What's the output of YOLO?

9.4k views Asked by At

I'm trying to use YOLO to detect license plate in an Android application.

So I train a YOLOv3 and a YOLOv4 model in Google Colab. I converted these 2 models to TensorFlow Lite, using the wonderfull project of Hunglc007 and I also verified that they are working and got the following result :

3 license plate are detected

But when I try to understand the output of the model to adapt it in my app I got this using netron:

Output of yolov3 model

Why do I have 2 outputs when the model have been trained to detect only one single object?

And why the format of the output is like that, what does this [1,1,4] represents?

EDIT

The code for the bboxes can be found here

boxes, scores, classes, valid_detections = tf.image.combined_non_max_suppression(
            boxes=tf.reshape(boxes, (tf.shape(boxes)[0], -1, 1, 4)),
            scores=tf.reshape(
                pred_conf, (tf.shape(pred_conf)[0], -1, tf.shape(pred_conf)[-1])),
            max_output_size_per_class=50,
            max_total_size=50,
            iou_threshold=FLAGS.iou,
            score_threshold=FLAGS.score
        )
        pred_bbox = [boxes.numpy(), scores.numpy(), classes.numpy(), valid_detections.numpy()]
        image = utils.draw_bbox(original_image, pred_bbox)
        # image = utils.draw_bbox(image_data*255, pred_bbox)
        image = Image.fromarray(image.astype(np.uint8))
        image.show()
        image = cv2.cvtColor(np.array(image), cv2.COLOR_BGR2RGB)
        cv2.imwrite(FLAGS.output + 'detection' + str(count) + '.png', image)
2

There are 2 answers

0
AbdelAziz AbdelLatef On BEST ANSWER

I am not an expert in Netron, but from inspecting the problem and its expected outputs, I see that it should produce two outputs for each detection; the detection rectangle and the detection confidence.

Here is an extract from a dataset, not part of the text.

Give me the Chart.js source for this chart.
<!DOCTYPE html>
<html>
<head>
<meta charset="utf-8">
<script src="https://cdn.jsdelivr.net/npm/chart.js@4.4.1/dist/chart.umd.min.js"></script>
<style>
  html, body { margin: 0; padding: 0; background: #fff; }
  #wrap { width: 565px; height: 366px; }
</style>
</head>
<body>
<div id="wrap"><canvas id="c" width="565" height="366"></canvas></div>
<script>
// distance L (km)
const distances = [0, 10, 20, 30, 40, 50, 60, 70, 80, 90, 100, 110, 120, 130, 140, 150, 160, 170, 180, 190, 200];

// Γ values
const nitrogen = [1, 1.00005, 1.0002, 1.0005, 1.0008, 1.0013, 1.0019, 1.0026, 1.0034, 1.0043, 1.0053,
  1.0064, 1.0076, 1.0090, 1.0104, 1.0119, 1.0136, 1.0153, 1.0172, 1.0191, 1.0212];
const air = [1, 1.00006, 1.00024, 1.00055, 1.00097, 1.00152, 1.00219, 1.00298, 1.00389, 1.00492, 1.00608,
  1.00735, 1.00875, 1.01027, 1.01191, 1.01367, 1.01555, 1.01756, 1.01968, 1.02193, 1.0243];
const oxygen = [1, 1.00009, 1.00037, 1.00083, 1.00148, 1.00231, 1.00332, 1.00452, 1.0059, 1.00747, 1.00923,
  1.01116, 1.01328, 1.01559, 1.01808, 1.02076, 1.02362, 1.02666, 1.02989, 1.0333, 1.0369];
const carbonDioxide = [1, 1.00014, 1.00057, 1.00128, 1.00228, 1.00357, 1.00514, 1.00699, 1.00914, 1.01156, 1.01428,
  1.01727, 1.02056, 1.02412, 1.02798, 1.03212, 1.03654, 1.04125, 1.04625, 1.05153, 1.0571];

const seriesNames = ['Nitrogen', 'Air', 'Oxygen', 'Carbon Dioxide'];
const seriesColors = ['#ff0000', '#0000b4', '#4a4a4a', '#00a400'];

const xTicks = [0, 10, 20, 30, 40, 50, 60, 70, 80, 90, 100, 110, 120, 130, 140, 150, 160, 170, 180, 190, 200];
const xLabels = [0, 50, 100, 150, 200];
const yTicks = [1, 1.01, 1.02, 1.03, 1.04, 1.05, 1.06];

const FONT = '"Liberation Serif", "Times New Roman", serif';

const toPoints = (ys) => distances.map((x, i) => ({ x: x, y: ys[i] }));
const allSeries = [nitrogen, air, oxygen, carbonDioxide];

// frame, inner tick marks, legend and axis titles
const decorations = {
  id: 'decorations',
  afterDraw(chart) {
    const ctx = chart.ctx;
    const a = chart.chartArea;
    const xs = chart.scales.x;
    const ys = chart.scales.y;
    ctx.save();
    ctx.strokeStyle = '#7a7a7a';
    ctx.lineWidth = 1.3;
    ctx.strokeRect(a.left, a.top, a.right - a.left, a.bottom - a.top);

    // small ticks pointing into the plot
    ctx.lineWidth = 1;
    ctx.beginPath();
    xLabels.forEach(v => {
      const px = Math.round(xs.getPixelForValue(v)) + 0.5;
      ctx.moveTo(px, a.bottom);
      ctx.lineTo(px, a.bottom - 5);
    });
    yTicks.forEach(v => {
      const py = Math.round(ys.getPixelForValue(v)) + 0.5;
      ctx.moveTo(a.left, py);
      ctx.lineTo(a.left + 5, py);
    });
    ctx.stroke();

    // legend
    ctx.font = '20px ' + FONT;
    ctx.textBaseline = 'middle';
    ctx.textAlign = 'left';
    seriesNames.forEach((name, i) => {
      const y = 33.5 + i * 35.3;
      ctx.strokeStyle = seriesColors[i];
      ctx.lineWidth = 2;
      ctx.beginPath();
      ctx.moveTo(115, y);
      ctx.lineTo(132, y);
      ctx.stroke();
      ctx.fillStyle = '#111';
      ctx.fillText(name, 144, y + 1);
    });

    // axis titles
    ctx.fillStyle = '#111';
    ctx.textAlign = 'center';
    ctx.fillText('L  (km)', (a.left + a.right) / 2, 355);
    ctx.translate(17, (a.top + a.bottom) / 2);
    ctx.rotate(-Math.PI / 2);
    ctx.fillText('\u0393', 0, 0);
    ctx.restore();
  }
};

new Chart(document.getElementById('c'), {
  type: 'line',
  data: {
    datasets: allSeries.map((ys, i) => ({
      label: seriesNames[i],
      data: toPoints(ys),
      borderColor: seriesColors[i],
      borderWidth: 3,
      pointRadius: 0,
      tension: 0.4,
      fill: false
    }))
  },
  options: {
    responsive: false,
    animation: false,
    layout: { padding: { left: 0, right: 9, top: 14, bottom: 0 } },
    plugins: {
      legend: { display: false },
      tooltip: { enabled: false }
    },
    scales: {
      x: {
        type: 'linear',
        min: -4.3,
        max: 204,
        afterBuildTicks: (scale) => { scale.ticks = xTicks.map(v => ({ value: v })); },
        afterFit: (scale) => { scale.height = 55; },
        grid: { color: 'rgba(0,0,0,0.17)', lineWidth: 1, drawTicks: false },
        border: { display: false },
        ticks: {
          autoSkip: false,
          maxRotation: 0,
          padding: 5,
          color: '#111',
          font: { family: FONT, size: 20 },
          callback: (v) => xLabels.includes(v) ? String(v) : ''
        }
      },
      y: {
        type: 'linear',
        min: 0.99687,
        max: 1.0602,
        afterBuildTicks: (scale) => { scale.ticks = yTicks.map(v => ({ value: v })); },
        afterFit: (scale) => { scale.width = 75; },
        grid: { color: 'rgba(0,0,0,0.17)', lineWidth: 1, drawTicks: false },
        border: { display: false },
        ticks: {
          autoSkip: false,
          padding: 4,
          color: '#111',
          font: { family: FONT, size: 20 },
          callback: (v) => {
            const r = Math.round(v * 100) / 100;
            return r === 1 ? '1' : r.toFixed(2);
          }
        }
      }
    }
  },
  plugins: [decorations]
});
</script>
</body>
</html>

Hence, the two outputs you ask about are probably, the rectangle which is defined by 4 float numbers - two coordinates of upper left corner, width and height - and the confidence which is one float number.

0
dtlam26 On

It is pretty obvious. For detection model. Generally, it should give at least 2 outputs: bounding boxes and classes with respect to bounding boxes. Therefore, (1,1,4) is the 4 result for the bounding boxes. The first number 1 is according to your image fetch into the model. As you have only one object then the output is 1 for the second number. Furthermore, YOLO configuration for bounding boxes are (x_center,y_center,width,height)

(1,1,1) will be the same, but now 1 is for the label of the class you choose.